In England, Yam Seng has gained traction across different divisions of the High Court, viz. Bristol Groundschool v Intelligent Data Capture  EWHC 2145 (Ch) concerning a joint venture involving content supply and production of pilot training manuals, Emirates Trading Agency v Prime Mineral Exports  EWHC 2104 (Comm), in which Teare J at §51 praised the analysis of Leggatt J as “masterly”, D&G Cars v Essex Police  EWHC 226 (QB) concerning a “relational contract par excellence” according to Dove J at §176 that conferred the right on the claimant to assist the police in disposing of certain vehicles, National Private Air Transport Services v Windrose Aviation  EWHC 2144 (Comm), in which Blair J (who recently sat as a Deputy High Court Judge of Hong Kong) at §135 affirmed the analysis of Leggatt J although without finding such duty of good faith in connection with an aircraft lease, and Sheikh Tahnoon v Kent  EWHC 333 (Comm) concerning a joint venture agreement that required additional tranches of funds for hotel acquisitions and operations.
In Singapore, the Court of Appeal at §44 in The One Suites v Pacific Motor Credit  SGCA 21 regarded Yam Seng as having adopted the same reasoning as exhibited in the earlier Singapore case of Ng Giap Hon v Westcomb Securities  3 SLR(R) 518. Finally, and in Hong Kong, Lisa Wong J of the Court of First Instance recently took notice of the possibility of an implied duty of good faith within the context of another distributor agreement involving luxury watches at §94 and footnote v in Golden Miles Group Holdings v Jacob & Co  HKCFI 441, although her Ladyship, given the interlocutory nature of the application, did not have to pronounce a definitive view on the applicability of Yam Seng in Hong Kong.

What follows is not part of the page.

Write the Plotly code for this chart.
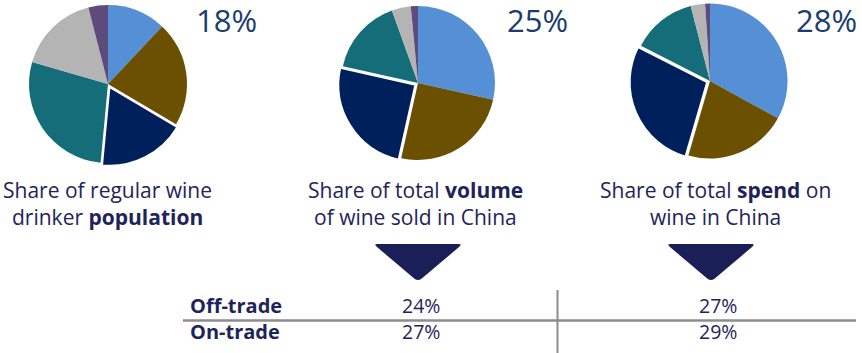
import plotly.graph_objects as go

# Segment shares (%) for each pie, clockwise from 12 o'clock
segments = ["Segment A", "Segment B", "Focus segment", "Segment D", "Segment E", "Segment F"]
population_share = [12, 21.5, 18, 28, 16.5, 4]
volume_share = [28.5, 25, 25, 16, 4, 1.5]
spend_share = [33, 21.5, 28, 13.5, 3, 1]
focus_index = 2

# Highlighted segment share, shown next to each pie
focus_labels = ["18%", "25%", "28%"]

# Two-line captions under each pie
captions = [
    ["Share of regular wine", "drinker <b>population</b>"],
    ["Share of total <b>volume</b>", "of wine sold in China"],
    ["Share of total <b>spend</b> on", "wine in China"],
]

# Channel breakdown table
channels = ["Off-trade", "On-trade"]
volume_by_channel = ["24%", "27%"]
spend_by_channel = ["27%", "29%"]

colors = ["#5590d6", "#6a5000", "#00205b", "#166d7a", "#b4b4b4", "#5d4b7d"]
TEXT = "#1e245a"
PCT = "#1a3c6e"
GRID = "#8c8c8c"

W, H = 862, 353
PULL = 0.04
CAP_SIZE = 21

# pie centres / radii in pixels
pie_specs = [
    (population_share, 108, 84, 79),
    (volume_share, 418, 83, 77),
    (spend_share, 710, 81, 77.5),
]

fig = go.Figure()

for vals, cx, cy, r in pie_specs:
    half = r * (1 + PULL)
    pulls = [PULL if i == focus_index else 0 for i in range(len(vals))]
    widths = [2 if i == focus_index else 0 for i in range(len(vals))]
    y0 = max(0.0, 1 - (cy + half) / H)
    y1 = min(1.0, 1 - (cy - half) / H)
    fig.add_trace(go.Pie(
        labels=segments,
        values=vals,
        sort=False,
        direction="clockwise",
        rotation=0,
        pull=pulls,
        marker=dict(colors=colors, line=dict(color="white", width=widths)),
        textinfo="none",
        hoverinfo="label+percent",
        showlegend=False,
        domain=dict(x=[(cx - half) / W, (cx + half) / W], y=[y0, y1]),
    ))

annotations = []
shapes = []


def text(x, y, s, size, color=TEXT, xanchor="center"):
    annotations.append(dict(x=x, y=y, text=s, showarrow=False, borderpad=0,
                            font=dict(family="Open Sans", size=size, color=color),
                            xanchor=xanchor, yanchor="middle"))


# focus share labels
for label, x in zip(focus_labels, [226, 537, 826]):
    text(x, 20, label, 31, color=PCT)

# captions under each pie
for lines, x in zip(captions, [107, 415, 715]):
    text(x, 189.5, lines[0], CAP_SIZE)
    text(x, 216.5, lines[1], CAP_SIZE)


def rounded_triangle(x0, x1, ytop, ytip, rad=4):
    xm = (x0 + x1) / 2
    return (f"M {x0 + rad},{ytop} L {x1 - rad},{ytop} "
            f"Q {x1},{ytop} {x1 - rad * 0.8},{ytop + rad * 0.7} "
            f"L {xm + rad * 0.8},{ytip - rad * 0.5} "
            f"Q {xm},{ytip} {xm - rad * 0.8},{ytip - rad * 0.5} "
            f"L {x0 + rad * 0.8},{ytop + rad * 0.7} "
            f"Q {x0},{ytop} {x0 + rad},{ytop} Z")


for xc in [418, 711]:
    shapes.append(dict(type="path", xref="x", yref="y",
                       path=rounded_triangle(xc - 44.5, xc + 44.5, 244, 281),
                       fillcolor="#1b1f58", line=dict(width=0)))

# table grid
shapes.append(dict(type="line", xref="x", yref="y", x0=183, x1=856, y0=320.5, y1=320.5,
                   line=dict(color=GRID, width=2.5)))
shapes.append(dict(type="line", xref="x", yref="y", x0=557.5, x1=557.5, y0=290, y1=353,
                   line=dict(color=GRID, width=2)))

row_y = [305.5, 331.5]
for name, y in zip(channels, row_y):
    text(189, y, f"<b>{name}</b>", 20, xanchor="left")
for v, y in zip(volume_by_channel, row_y):
    text(421, y, v, 19.5)
for v, y in zip(spend_by_channel, row_y):
    text(718, y, v, 19.5)

fig.update_layout(
    width=W, height=H,
    margin=dict(l=0, r=0, t=0, b=0),
    paper_bgcolor="white", plot_bgcolor="white",
    xaxis=dict(range=[0, W], visible=False, fixedrange=True),
    yaxis=dict(range=[H, 0], visible=False, fixedrange=True),
    annotations=annotations,
    shapes=shapes,
    showlegend=False,
)

fig.write_html("out.html")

Therefore, even though whether the good faith analysis of Leggatt J will take root in Hong Kong in due course remains an open issue at this time, the gathering tide of the overseas case law across the common law jurisdictions suggests that both transaction and litigation lawyers in Hong Kong can no longer discard good faith in general commercial dealings and must now discern what honesty and fidelity entail within the context of, say, a particular joint-venture transaction that the contracting parties may have envisaged to be long-lasting. In that regard, what Allsop CJ of the Federal Court of Australia said at §9 in Conscience, Fair-Dealing and Commerce (FCA)  FedJSchol 17 is worth bearing mind:
“The obligation of the commercial lawyer and the commercial judge is to understand the limits of legitimate self-interest and the relationship between self-interest, in its inherently selfish character, and honesty, reasonableness, decency and trust, being the qualities that make it possible for commercial people to be self-interested, but to deal with each other peacefully and with mutual benefit.”